__THE TASK__:
Do not copy the pictures; transcribe all other material exactly.

******

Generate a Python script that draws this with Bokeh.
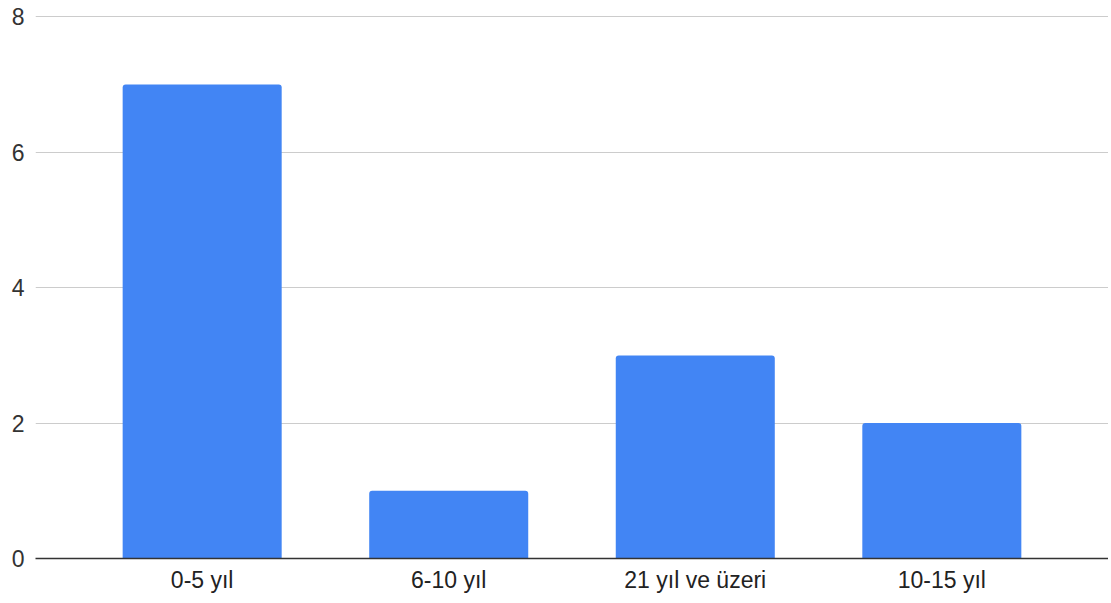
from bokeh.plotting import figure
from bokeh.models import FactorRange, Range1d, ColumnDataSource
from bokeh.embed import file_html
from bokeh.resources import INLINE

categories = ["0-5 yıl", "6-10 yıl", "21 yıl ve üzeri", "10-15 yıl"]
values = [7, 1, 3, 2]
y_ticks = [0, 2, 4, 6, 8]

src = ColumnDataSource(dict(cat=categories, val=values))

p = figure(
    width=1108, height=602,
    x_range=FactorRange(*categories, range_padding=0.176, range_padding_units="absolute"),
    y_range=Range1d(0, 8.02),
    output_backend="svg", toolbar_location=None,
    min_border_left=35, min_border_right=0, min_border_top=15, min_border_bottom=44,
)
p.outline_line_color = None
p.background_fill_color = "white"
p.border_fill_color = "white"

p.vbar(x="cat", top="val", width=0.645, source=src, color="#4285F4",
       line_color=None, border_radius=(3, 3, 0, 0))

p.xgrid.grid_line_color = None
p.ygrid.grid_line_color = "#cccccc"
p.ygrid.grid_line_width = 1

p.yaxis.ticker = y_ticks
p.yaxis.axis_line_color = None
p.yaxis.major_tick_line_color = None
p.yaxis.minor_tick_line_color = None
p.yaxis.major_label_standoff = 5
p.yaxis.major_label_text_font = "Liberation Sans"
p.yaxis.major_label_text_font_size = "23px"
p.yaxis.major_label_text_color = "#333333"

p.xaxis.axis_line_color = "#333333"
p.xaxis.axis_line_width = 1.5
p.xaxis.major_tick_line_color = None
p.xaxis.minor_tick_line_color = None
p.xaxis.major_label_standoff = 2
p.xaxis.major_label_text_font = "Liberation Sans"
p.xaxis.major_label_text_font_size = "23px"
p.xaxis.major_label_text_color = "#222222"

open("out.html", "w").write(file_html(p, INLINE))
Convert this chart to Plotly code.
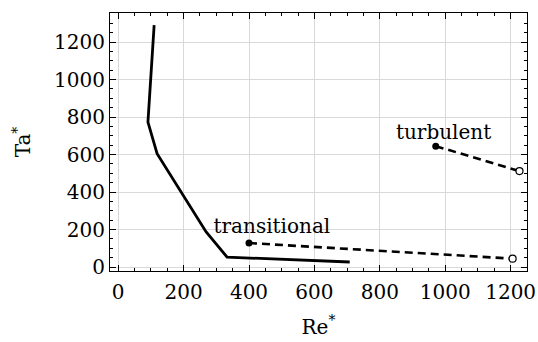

******

__COMPLETE RESPONSE__:
Generate a Python script that draws this with Bokeh.
from bokeh.plotting import figure
from bokeh.models import FactorRange, Range1d, ColumnDataSource
from bokeh.embed import file_html
from bokeh.resources import INLINE

categories = ["0-5 yıl", "6-10 yıl", "21 yıl ve üzeri", "10-15 yıl"]
values = [7, 1, 3, 2]
y_ticks = [0, 2, 4, 6, 8]

src = ColumnDataSource(dict(cat=categories, val=values))

p = figure(
    width=1108, height=602,
    x_range=FactorRange(*categories, range_padding=0.176, range_padding_units="absolute"),
    y_range=Range1d(0, 8.02),
    output_backend="svg", toolbar_location=None,
    min_border_left=35, min_border_right=0, min_border_top=15, min_border_bottom=44,
)
p.outline_line_color = None
p.background_fill_color = "white"
p.border_fill_color = "white"

p.vbar(x="cat", top="val", width=0.645, source=src, color="#4285F4",
       line_color=None, border_radius=(3, 3, 0, 0))

p.xgrid.grid_line_color = None
p.ygrid.grid_line_color = "#cccccc"
p.ygrid.grid_line_width = 1

p.yaxis.ticker = y_ticks
p.yaxis.axis_line_color = None
p.yaxis.major_tick_line_color = None
p.yaxis.minor_tick_line_color = None
p.yaxis.major_label_standoff = 5
p.yaxis.major_label_text_font = "Liberation Sans"
p.yaxis.major_label_text_font_size = "23px"
p.yaxis.major_label_text_color = "#333333"

p.xaxis.axis_line_color = "#333333"
p.xaxis.axis_line_width = 1.5
p.xaxis.major_tick_line_color = None
p.xaxis.minor_tick_line_color = None
p.xaxis.major_label_standoff = 2
p.xaxis.major_label_text_font = "Liberation Sans"
p.xaxis.major_label_text_font_size = "23px"
p.xaxis.major_label_text_color = "#222222"

open("out.html", "w").write(file_html(p, INLINE))
Convert this chart to Plotly code.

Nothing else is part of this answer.